The State Department’s budget of $34 billion, for instance, is a fraction of the Pentagon’s — less than the Defense Department spends on health care, Gates said.

Yet while funding has been boosted in recent years, the increases were “almost immediately swallowed up” by the efforts in Iraq and Afghanistan, Rice said.

The Pentagon is authorized to transfer up to $100 million annually to the State Department for the furnishing of reconstruction, security and stabilization aid. But such transfers generally are drawn from the Pentagon’s critical operations and maintenance funds, said Rep. Ike Skelton, D-Mo., the committee chairman.

And while the work often involves budding democracies in poor countries that can ill afford such assistance, oil-rich Iraq jumped to the fore during questions by Rep. Walter Jones, R-N.C.

Some have said Iraq is earning more than enough from its vast oil resources to pay for most, if not all, of its reconstruction costs. Jones said U.S. allies bordering Iraq also should be contributing much more.

“I’m pumping gas,” Jones said. “People around me are buying gas. In the year 2001, the gas was $1.42 [a gallon] for 87 octane. It’s now $3.36, even higher in some places, for the same 87 octane. These countries who are making a profit on that $3.36 per gallon cost of 87 octane — it’s our men and women who are losing their legs and their arms, it’s our responsibility as a government to take care of them for the next 30 years.
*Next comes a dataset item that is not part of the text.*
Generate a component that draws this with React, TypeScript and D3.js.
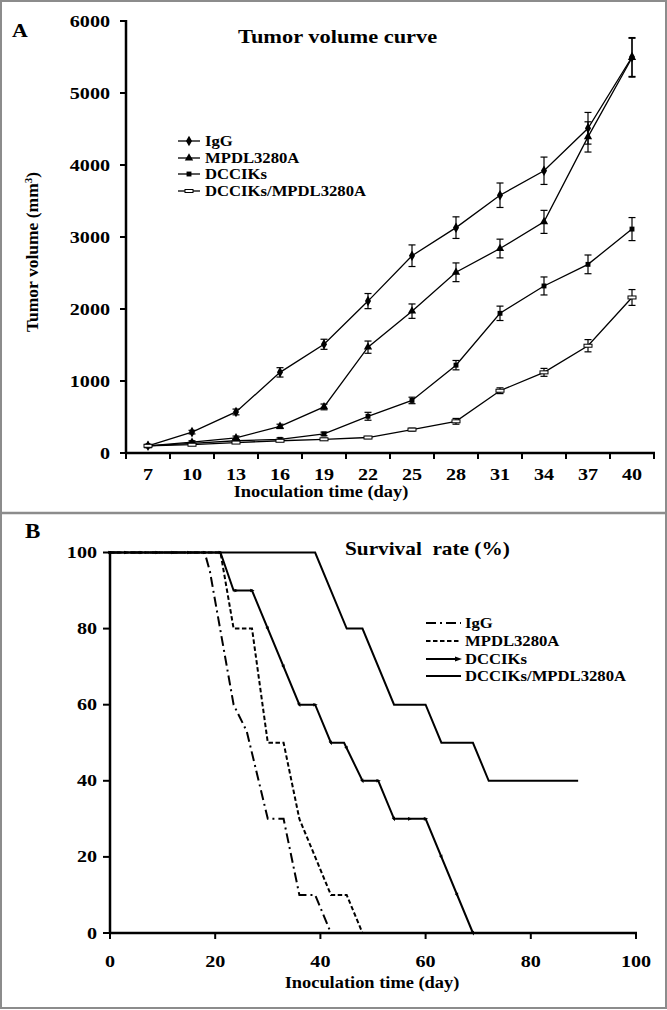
import React from "react";
import * as d3 from "d3";

// ---------- Panel A data ----------
const categories = ["7", "10", "13", "16", "19", "22", "25", "28", "31", "34", "37", "40"];
const iggVol = [100, 290, 570, 1120, 1510, 2110, 2740, 3130, 3580, 3920, 4510, 5500];
const iggErr = [20, 25, 40, 65, 70, 105, 150, 150, 170, 190, 220, 270];
const mpdlVol = [100, 150, 210, 370, 640, 1470, 1970, 2510, 2840, 3210, 4390, 5490];
const mpdlErr = [15, 20, 25, 30, 40, 85, 100, 130, 130, 160, 210, 270];
const dccVol = [100, 135, 170, 190, 265, 510, 730, 1220, 1940, 2320, 2620, 3110];
const dccErr = [10, 15, 15, 20, 25, 55, 45, 65, 100, 125, 130, 160];
const comboVol = [100, 115, 145, 170, 190, 215, 325, 440, 865, 1120, 1490, 2160];
const comboErr = [10, 10, 10, 10, 15, 15, 20, 40, 40, 55, 85, 110];
const volTicks = [0, 1000, 2000, 3000, 4000, 5000, 6000];
const seriesNames = ["IgG", "MPDL3280A", "DCCIKs", "DCCIKs/MPDL3280A"];

// ---------- Panel B data ----------
const iggDays = [0, 18, 19, 23.5, 26, 30, 33, 36, 39, 42];
const iggPct = [100, 100, 95, 60, 53, 30, 30, 10, 10, 0];
const mpdlDays = [0, 21, 23.5, 27, 30, 33, 36, 42, 45, 48];
const mpdlPct = [100, 100, 80, 80, 50, 50, 30, 10, 10, 0];
const dccDays = [0, 21, 23.5, 27, 36, 39, 42, 44.5, 48, 51, 54, 60, 69];
const dccPct = [100, 100, 90, 90, 60, 60, 50, 50, 40, 40, 30, 30, 0];
const comboDays = [0, 39, 45, 48, 54, 60, 63, 69, 72, 89];
const comboPct = [100, 100, 80, 80, 60, 60, 50, 50, 40, 40];
const dccMarkerDays = [0, 3, 6, 9, 12, 15, 18, 21, 24, 27, 30, 33, 36, 39, 42, 45, 48, 51, 54, 57, 60, 63, 66, 69];
const dayTicks = [0, 20, 40, 60, 80, 100];
const pctTicks = [0, 20, 40, 60, 80, 100];

const FONT = "'Liberation Serif','Times New Roman',serif";

function T({ x, y, size, anchor = "start", children, sx = 1.15, rotate = 0 }: any) {
  return (
    <text
      transform={`translate(${x},${y}) rotate(${rotate}) scale(${sx},1)`}
      fontSize={size}
      textAnchor={anchor}
      fontWeight="bold"
      fontFamily={FONT}
      fill="#000"
      style={{ whiteSpace: "pre" }}
    >
      {children}
    </text>
  );
}

function PanelA() {
  const x = d3.scaleBand<string>().domain(categories).range([126, 654]);
  const y = d3.scaleLinear().domain([0, 6000]).range([453, 21]);
  const cx = (c: string) => (x(c) as number) + x.bandwidth() / 2;
  const line = d3
    .line<number>()
    .x((_, i) => cx(categories[i]))
    .y((v) => y(v));
  const series = [
    { vals: iggVol, errs: iggErr, sym: d3.symbolDiamond, size: 32 },
    { vals: mpdlVol, errs: mpdlErr, sym: d3.symbolTriangle, size: 30 },
    { vals: dccVol, errs: dccErr, sym: d3.symbolSquare, size: 24 },
    { vals: comboVol, errs: comboErr, sym: null, size: 0 },
  ];
  const marker = (s: any, px: number, py: number, key: any) =>
    s.sym ? (
      <path key={key} d={d3.symbol().type(s.sym).size(s.size)() as string} transform={`translate(${px},${py})`} fill="#000" />
    ) : (
      <rect key={key} x={px - 4} y={py - 1.5} width={8} height={3} fill="#fff" stroke="#000" strokeWidth={1} />
    );
  const bounds = [...categories.map((c) => x(c) as number), 654];
  const legendY = [141, 158, 174, 191];
  return (
    <g>
      {series.map((s, si) => (
        <g key={si}>
          <path d={line(s.vals) as string} fill="none" stroke="#000" strokeWidth={1.3} />
          {s.vals.map((v, i) => {
            const px = cx(categories[i]);
            const y1 = y(v + s.errs[i]);
            const y2 = y(v - s.errs[i]);
            return (
              <g key={i} stroke="#000" strokeWidth={1.2}>
                <line x1={px} x2={px} y1={y1} y2={y2} />
                <line x1={px - 3.5} x2={px + 3.5} y1={y1} y2={y1} />
                <line x1={px - 3.5} x2={px + 3.5} y1={y2} y2={y2} />
              </g>
            );
          })}
          {s.vals.map((v, i) => marker(s, cx(categories[i]), y(v), "m" + i))}
        </g>
      ))}
      {/* axes */}
      <line x1={126} x2={126} y1={20} y2={454} stroke="#000" strokeWidth={2.5} />
      <line x1={125} x2={655} y1={453} y2={453} stroke="#000" strokeWidth={2.5} />
      {volTicks.map((t) => (
        <g key={t}>
          <line x1={120} x2={126} y1={y(t)} y2={y(t)} stroke="#000" strokeWidth={2} />
          <T x={110} y={y(t) + 6} size={17.5} anchor="end">{String(t)}</T>
        </g>
      ))}
      {bounds.map((b, i) => (
        <line key={i} x1={b} x2={b} y1={453} y2={459} stroke="#000" strokeWidth={2} />
      ))}
      {categories.map((c) => (
        <T key={c} x={cx(c)} y={480} size={17.5} anchor="middle">{c}</T>
      ))}
      <T x={321} y={497} size={16} anchor="middle">Inoculation time (day)</T>
      <text transform="translate(38,252) rotate(-90)" fontSize={17.5} textAnchor="middle" fontWeight="bold" fontFamily={FONT}>
        Tumor volume (mm<tspan dy={-6} fontSize={11}>3</tspan><tspan dy={6}>)</tspan>
      </text>
      <T x={12} y={37} size={19}>A</T>
      <T x={238} y={43} size={19.5}>Tumor volume curve</T>
      {/* legend */}
      {series.map((s, i) => (
        <g key={i}>
          <line x1={178} x2={200} y1={legendY[i]} y2={legendY[i]} stroke="#000" strokeWidth={1.3} />
          {marker(s, 189, legendY[i], "lg" + i)}
          <T x={205} y={legendY[i] + 5} size={14.5}>{seriesNames[i]}</T>
        </g>
      ))}
    </g>
  );
}

function PanelB() {
  const x = d3.scaleLinear().domain([0, 100]).range([110, 636]);
  const y = d3.scaleLinear().domain([0, 100]).range([933, 552.5]);
  const mk = (days: number[], pct: number[]) =>
    d3.line<number>().x((d) => x(d)).y((_, i) => y(pct[i]))(days) as string;
  const dash = ["10,4,2,4", "4.5,2.5", null, null];
  const paths = [
    mk(iggDays, iggPct),
    mk(mpdlDays, mpdlPct),
    mk(dccDays, dccPct),
    mk(comboDays, comboPct),
  ];
  const arrow = (px: number, py: number, ang: number, key: any, big = false) => (
    <path
      key={key}
      d={big ? "M4,0L-3,-2.6L-3,2.6Z" : "M2.6,0L-1.8,-1.8L-1.8,1.8Z"}
      transform={`translate(${px},${py}) rotate(${ang})`}
      fill="#000"
    />
  );
  const dccMarkers = dccMarkerDays.map((d, k) => {
    let i = 0;
    while (i < dccDays.length - 2 && d > dccDays[i + 1]) i++;
    const t = (d - dccDays[i]) / (dccDays[i + 1] - dccDays[i]);
    const p = dccPct[i] + t * (dccPct[i + 1] - dccPct[i]);
    const dx = x(dccDays[i + 1]) - x(dccDays[i]);
    const dy = y(dccPct[i + 1]) - y(dccPct[i]);
    const ang = (Math.atan2(dy, dx) * 180) / Math.PI;
    return arrow(x(d), y(p), ang, k);
  });
  const legendY = [623, 641, 659, 676];
  return (
    <g>
      {paths.map((p, i) => (
        <path key={i} d={p} fill="none" stroke="#000" strokeWidth={2} strokeDasharray={dash[i] ?? undefined} />
      ))}
      {dccMarkers}
      <line x1={110} x2={110} y1={551} y2={934} stroke="#000" strokeWidth={2.5} />
      <line x1={109} x2={637} y1={933} y2={933} stroke="#000" strokeWidth={2.5} />
      {pctTicks.map((t) => (
        <g key={t}>
          <line x1={103} x2={110} y1={y(t)} y2={y(t)} stroke="#000" strokeWidth={2} />
          <T x={97} y={y(t) + 5.5} size={17.5} anchor="end">{String(t)}</T>
        </g>
      ))}
      {dayTicks.map((t) => (
        <g key={t}>
          <line x1={x(t)} x2={x(t)} y1={933} y2={939} stroke="#000" strokeWidth={2} />
          <T x={x(t)} y={967} size={17.5} anchor="middle">{String(t)}</T>
        </g>
      ))}
      <T x={372} y={988} size={16} anchor="middle">Inoculation time (day)</T>
      <T x={25} y={538} size={20}>B</T>
      <T x={345} y={555} size={18.5}>{"Survival\u00A0 rate (%)"}</T>
      {seriesNames.map((n, i) => (
        <g key={i}>
          <line x1={426} x2={i === 2 ? 457 : 461} y1={legendY[i]} y2={legendY[i]} stroke="#000" strokeWidth={2} strokeDasharray={dash[i] ?? undefined} />
          {i === 2 ? arrow(458, legendY[i], 0, "la", true) : null}
          <T x={465} y={legendY[i] + 5} size={14.5}>{n}</T>
        </g>
      ))}
    </g>
  );
}

export default function App() {
  return (
    <div style={{ position: "absolute", left: 0, top: 0 }}>
      <svg width={667} height={1010} viewBox="0 0 667 1010" style={{ display: "block", background: "#fff" }}>
        <rect x={0} y={0} width={667} height={1010} fill="#fff" />
        <PanelA />
        <PanelB />
        <line x1={0} x2={667} y1={513} y2={513} stroke="#8c8c8c" strokeWidth={2.5} />
        <rect x={1} y={1} width={665} height={1007} fill="none" stroke="#8c8c8c" strokeWidth={2} />
      </svg>
    </div>
  );
}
“When I look at this growing debt and spending roughly $12 billion a month in Iraq, why can’t we make the Middle East, the rich countries, pay their bills to this country?”

Rice said she has repeatedly asked those nations to do so and would repeat the request at an April 22 “neighbors conference” in Kuwait.

Security concerns have precluded work on previously pledged projects, but security in Iraq has improved, she said.

Within the U.S. government, however, the problem is not one of willingness to share.

“A big part of the problem that we face here is not a lack of will, but a lack of capability,” Gates said.

The Treasury Department recently sent about a dozen experts to Baghdad to help Iraqi agencies with budget execution, he said. And other agencies also are contributing.

“But it’s been a long start-up time,” Gates said.

One problem is that Congress does not have a broad, all-encompassing view of what each executive agency brings to national security because each reports to different committees that rarely overlap.

To solve this, Gates said, Congress could form some sort of “overarching joint committee” with representatives from each concerned committee.

That would give congressional leadership “an integrated look at the balance of resources going one place or the other,” Gates said.